Ely’s stories of Lubbock recall tales of any white musician who’s ventured to the other side of the tracks — whether it’s in Harlem or Clarksdale or on Central Avenue in Los Angeles — in search of music. "It was definitely segregated. The railroad tracks running down the middle of the town and everything. Exactly what you would think of — a highly segregated town." The store was by the tracks. "There was just really beautiful music, and the smell of frying tortillas and the whole thing was just really great. I just feel real lucky to have gotten to experience that as a kid, because it was kind of stepping out of one culture and seeing another culture first-hand.

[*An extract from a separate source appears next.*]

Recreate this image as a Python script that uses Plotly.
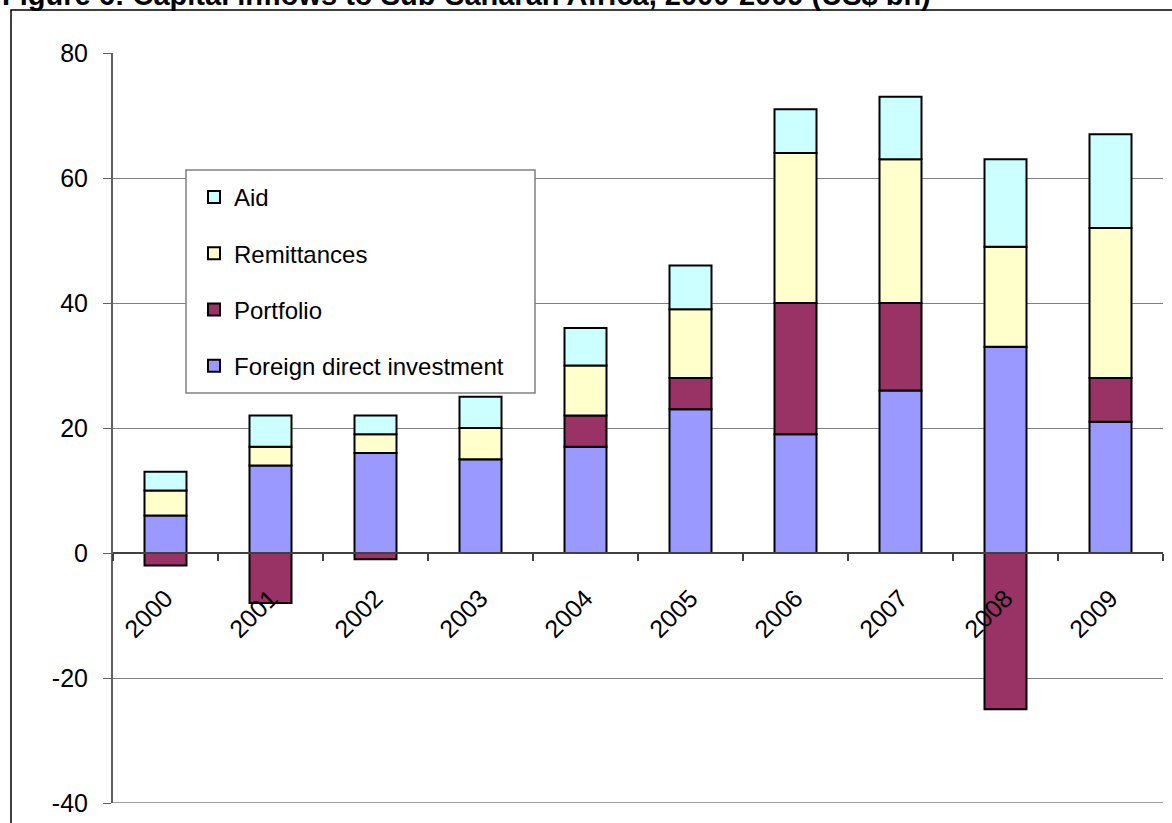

"Those memories have always stuck in my head, because my daddy died a couple of years later and we lost the store. Those memories always permeated my music and everything, because it was a really happy time in our family. It was not so happy after that."

Outlaw or in-law, Ely says he feels a compatibility with a growing number of songwriters. There are contemporaries like John Hiatt, Guy Clark, and Lyle Lovett, whom he’s toured with, and younger players like Adam Carroll, Slaid Cleaves, Robert Earl Keen, and Gilmore’s son Colin. "It’s great to find people who come from totally different backgrounds, and when you get on stage and start telling stories, you start finding similarities in what influenced your song and what influenced their song. We’re all from kind of the same tradition of telling the stories of your life on stage." Stories their grandfathers might have told.